> [DIRECTIVE]
Make an exact copy of the lines, leaving the pictures out.

== RECORDED DATA

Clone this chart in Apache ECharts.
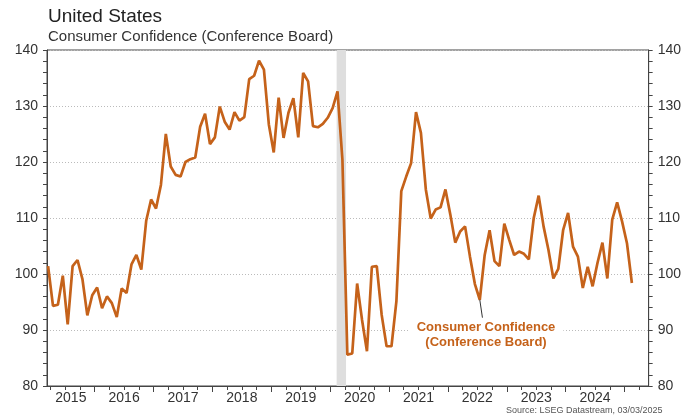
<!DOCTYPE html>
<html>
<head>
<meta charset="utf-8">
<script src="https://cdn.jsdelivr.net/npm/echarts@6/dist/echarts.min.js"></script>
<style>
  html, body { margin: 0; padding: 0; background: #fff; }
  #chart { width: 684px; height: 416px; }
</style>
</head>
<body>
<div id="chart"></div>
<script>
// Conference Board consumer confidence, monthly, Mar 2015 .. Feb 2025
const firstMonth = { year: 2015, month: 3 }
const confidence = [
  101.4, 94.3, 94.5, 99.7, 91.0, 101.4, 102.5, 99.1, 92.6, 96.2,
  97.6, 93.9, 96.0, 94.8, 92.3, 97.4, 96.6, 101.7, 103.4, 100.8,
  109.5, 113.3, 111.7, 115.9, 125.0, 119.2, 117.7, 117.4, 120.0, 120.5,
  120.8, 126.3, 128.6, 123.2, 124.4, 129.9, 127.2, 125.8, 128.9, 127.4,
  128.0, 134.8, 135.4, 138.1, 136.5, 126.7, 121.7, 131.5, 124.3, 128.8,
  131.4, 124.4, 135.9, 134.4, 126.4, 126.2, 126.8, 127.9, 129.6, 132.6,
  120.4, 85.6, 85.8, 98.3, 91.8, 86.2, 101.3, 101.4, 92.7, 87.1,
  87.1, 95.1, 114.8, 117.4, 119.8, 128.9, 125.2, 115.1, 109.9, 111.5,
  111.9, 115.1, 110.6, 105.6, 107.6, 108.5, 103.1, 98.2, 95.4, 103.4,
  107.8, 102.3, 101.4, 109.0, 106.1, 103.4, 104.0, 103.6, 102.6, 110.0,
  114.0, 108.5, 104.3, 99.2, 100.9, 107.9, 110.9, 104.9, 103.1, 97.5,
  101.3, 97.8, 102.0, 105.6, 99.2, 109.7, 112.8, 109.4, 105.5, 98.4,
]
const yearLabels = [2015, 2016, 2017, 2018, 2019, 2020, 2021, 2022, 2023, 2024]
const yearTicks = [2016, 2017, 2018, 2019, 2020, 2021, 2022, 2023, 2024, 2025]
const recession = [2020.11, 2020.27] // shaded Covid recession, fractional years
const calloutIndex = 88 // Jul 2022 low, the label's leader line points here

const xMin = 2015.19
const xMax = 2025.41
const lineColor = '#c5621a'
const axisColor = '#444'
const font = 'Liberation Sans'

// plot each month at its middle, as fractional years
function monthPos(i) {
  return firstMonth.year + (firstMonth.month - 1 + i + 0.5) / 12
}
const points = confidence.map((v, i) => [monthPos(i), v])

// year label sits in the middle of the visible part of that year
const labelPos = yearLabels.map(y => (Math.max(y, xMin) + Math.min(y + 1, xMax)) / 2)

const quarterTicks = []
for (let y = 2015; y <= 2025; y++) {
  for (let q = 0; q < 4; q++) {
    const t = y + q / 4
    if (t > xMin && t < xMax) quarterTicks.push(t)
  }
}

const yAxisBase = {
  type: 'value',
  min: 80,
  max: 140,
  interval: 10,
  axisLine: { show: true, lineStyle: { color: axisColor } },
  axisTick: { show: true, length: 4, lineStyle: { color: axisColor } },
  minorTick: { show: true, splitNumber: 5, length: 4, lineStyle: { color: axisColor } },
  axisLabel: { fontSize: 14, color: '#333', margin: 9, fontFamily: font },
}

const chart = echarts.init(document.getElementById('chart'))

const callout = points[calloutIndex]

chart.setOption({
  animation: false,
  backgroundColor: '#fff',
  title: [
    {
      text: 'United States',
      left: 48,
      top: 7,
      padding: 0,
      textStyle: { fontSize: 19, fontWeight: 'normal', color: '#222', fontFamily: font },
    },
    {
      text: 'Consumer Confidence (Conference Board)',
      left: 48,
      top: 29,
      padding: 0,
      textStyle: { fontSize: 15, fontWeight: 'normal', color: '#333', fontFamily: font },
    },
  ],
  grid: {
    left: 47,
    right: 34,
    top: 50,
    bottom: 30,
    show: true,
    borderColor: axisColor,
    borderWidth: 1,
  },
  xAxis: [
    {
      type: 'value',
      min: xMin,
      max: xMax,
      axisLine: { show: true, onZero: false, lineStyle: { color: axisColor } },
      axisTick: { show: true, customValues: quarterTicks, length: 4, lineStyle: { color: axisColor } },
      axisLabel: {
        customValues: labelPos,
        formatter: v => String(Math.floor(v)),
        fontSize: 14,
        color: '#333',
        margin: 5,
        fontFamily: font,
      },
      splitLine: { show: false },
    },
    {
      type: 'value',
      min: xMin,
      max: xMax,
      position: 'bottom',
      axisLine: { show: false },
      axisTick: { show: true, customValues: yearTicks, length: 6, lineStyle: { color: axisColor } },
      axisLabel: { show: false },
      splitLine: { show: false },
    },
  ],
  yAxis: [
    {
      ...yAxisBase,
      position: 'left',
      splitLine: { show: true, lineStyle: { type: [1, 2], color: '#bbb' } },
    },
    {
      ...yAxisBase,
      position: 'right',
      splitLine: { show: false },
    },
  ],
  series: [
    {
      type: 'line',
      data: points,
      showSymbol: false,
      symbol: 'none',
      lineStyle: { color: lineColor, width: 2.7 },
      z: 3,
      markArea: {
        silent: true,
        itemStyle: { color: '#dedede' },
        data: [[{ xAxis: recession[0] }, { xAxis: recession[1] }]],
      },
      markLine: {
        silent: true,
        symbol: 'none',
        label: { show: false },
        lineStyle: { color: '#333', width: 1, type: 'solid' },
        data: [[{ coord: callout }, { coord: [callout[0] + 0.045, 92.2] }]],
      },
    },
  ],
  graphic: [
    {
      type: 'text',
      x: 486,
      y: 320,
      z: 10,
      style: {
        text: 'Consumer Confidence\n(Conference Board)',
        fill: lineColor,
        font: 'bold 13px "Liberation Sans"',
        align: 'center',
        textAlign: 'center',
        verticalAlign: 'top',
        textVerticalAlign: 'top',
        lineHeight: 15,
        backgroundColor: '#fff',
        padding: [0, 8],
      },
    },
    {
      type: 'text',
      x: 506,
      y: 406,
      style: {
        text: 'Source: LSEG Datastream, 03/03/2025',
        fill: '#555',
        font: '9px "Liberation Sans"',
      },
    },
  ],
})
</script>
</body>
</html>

====

> [WRITTEN SOLUTION]
Clone this chart in Apache ECharts.
<!DOCTYPE html>
<html>
<head>
<meta charset="utf-8">
<script src="https://cdn.jsdelivr.net/npm/echarts@6/dist/echarts.min.js"></script>
<style>
  html, body { margin: 0; padding: 0; background: #fff; }
  #chart { width: 684px; height: 416px; }
</style>
</head>
<body>
<div id="chart"></div>
<script>
// Conference Board consumer confidence, monthly, Mar 2015 .. Feb 2025
const firstMonth = { year: 2015, month: 3 }
const confidence = [
  101.4, 94.3, 94.5, 99.7, 91.0, 101.4, 102.5, 99.1, 92.6, 96.2,
  97.6, 93.9, 96.0, 94.8, 92.3, 97.4, 96.6, 101.7, 103.4, 100.8,
  109.5, 113.3, 111.7, 115.9, 125.0, 119.2, 117.7, 117.4, 120.0, 120.5,
  120.8, 126.3, 128.6, 123.2, 124.4, 129.9, 127.2, 125.8, 128.9, 127.4,
  128.0, 134.8, 135.4, 138.1, 136.5, 126.7, 121.7, 131.5, 124.3, 128.8,
  131.4, 124.4, 135.9, 134.4, 126.4, 126.2, 126.8, 127.9, 129.6, 132.6,
  120.4, 85.6, 85.8, 98.3, 91.8, 86.2, 101.3, 101.4, 92.7, 87.1,
  87.1, 95.1, 114.8, 117.4, 119.8, 128.9, 125.2, 115.1, 109.9, 111.5,
  111.9, 115.1, 110.6, 105.6, 107.6, 108.5, 103.1, 98.2, 95.4, 103.4,
  107.8, 102.3, 101.4, 109.0, 106.1, 103.4, 104.0, 103.6, 102.6, 110.0,
  114.0, 108.5, 104.3, 99.2, 100.9, 107.9, 110.9, 104.9, 103.1, 97.5,
  101.3, 97.8, 102.0, 105.6, 99.2, 109.7, 112.8, 109.4, 105.5, 98.4,
]
const yearLabels = [2015, 2016, 2017, 2018, 2019, 2020, 2021, 2022, 2023, 2024]
const yearTicks = [2016, 2017, 2018, 2019, 2020, 2021, 2022, 2023, 2024, 2025]
const recession = [2020.11, 2020.27] // shaded Covid recession, fractional years
const calloutIndex = 88 // Jul 2022 low, the label's leader line points here

const xMin = 2015.19
const xMax = 2025.41
const lineColor = '#c5621a'
const axisColor = '#444'
const font = 'Liberation Sans'

// plot each month at its middle, as fractional years
function monthPos(i) {
  return firstMonth.year + (firstMonth.month - 1 + i + 0.5) / 12
}
const points = confidence.map((v, i) => [monthPos(i), v])

// year label sits in the middle of the visible part of that year
const labelPos = yearLabels.map(y => (Math.max(y, xMin) + Math.min(y + 1, xMax)) / 2)

const quarterTicks = []
for (let y = 2015; y <= 2025; y++) {
  for (let q = 0; q < 4; q++) {
    const t = y + q / 4
    if (t > xMin && t < xMax) quarterTicks.push(t)
  }
}

const yAxisBase = {
  type: 'value',
  min: 80,
  max: 140,
  interval: 10,
  axisLine: { show: true, lineStyle: { color: axisColor } },
  axisTick: { show: true, length: 4, lineStyle: { color: axisColor } },
  minorTick: { show: true, splitNumber: 5, length: 4, lineStyle: { color: axisColor } },
  axisLabel: { fontSize: 14, color: '#333', margin: 9, fontFamily: font },
}

const chart = echarts.init(document.getElementById('chart'))

const callout = points[calloutIndex]

chart.setOption({
  animation: false,
  backgroundColor: '#fff',
  title: [
    {
      text: 'United States',
      left: 48,
      top: 7,
      padding: 0,
      textStyle: { fontSize: 19, fontWeight: 'normal', color: '#222', fontFamily: font },
    },
    {
      text: 'Consumer Confidence (Conference Board)',
      left: 48,
      top: 29,
      padding: 0,
      textStyle: { fontSize: 15, fontWeight: 'normal', color: '#333', fontFamily: font },
    },
  ],
  grid: {
    left: 47,
    right: 34,
    top: 50,
    bottom: 30,
    show: true,
    borderColor: axisColor,
    borderWidth: 1,
  },
  xAxis: [
    {
      type: 'value',
      min: xMin,
      max: xMax,
      axisLine: { show: true, onZero: false, lineStyle: { color: axisColor } },
      axisTick: { show: true, customValues: quarterTicks, length: 4, lineStyle: { color: axisColor } },
      axisLabel: {
        customValues: labelPos,
        formatter: v => String(Math.floor(v)),
        fontSize: 14,
        color: '#333',
        margin: 5,
        fontFamily: font,
      },
      splitLine: { show: false },
    },
    {
      type: 'value',
      min: xMin,
      max: xMax,
      position: 'bottom',
      axisLine: { show: false },
      axisTick: { show: true, customValues: yearTicks, length: 6, lineStyle: { color: axisColor } },
      axisLabel: { show: false },
      splitLine: { show: false },
    },
  ],
  yAxis: [
    {
      ...yAxisBase,
      position: 'left',
      splitLine: { show: true, lineStyle: { type: [1, 2], color: '#bbb' } },
    },
    {
      ...yAxisBase,
      position: 'right',
      splitLine: { show: false },
    },
  ],
  series: [
    {
      type: 'line',
      data: points,
      showSymbol: false,
      symbol: 'none',
      lineStyle: { color: lineColor, width: 2.7 },
      z: 3,
      markArea: {
        silent: true,
        itemStyle: { color: '#dedede' },
        data: [[{ xAxis: recession[0] }, { xAxis: recession[1] }]],
      },
      markLine: {
        silent: true,
        symbol: 'none',
        label: { show: false },
        lineStyle: { color: '#333', width: 1, type: 'solid' },
        data: [[{ coord: callout }, { coord: [callout[0] + 0.045, 92.2] }]],
      },
    },
  ],
  graphic: [
    {
      type: 'text',
      x: 486,
      y: 320,
      z: 10,
      style: {
        text: 'Consumer Confidence\n(Conference Board)',
        fill: lineColor,
        font: 'bold 13px "Liberation Sans"',
        align: 'center',
        textAlign: 'center',
        verticalAlign: 'top',
        textVerticalAlign: 'top',
        lineHeight: 15,
        backgroundColor: '#fff',
        padding: [0, 8],
      },
    },
    {
      type: 'text',
      x: 506,
      y: 406,
      style: {
        text: 'Source: LSEG Datastream, 03/03/2025',
        fill: '#555',
        font: '9px "Liberation Sans"',
      },
    },
  ],
})
</script>
</body>
</html>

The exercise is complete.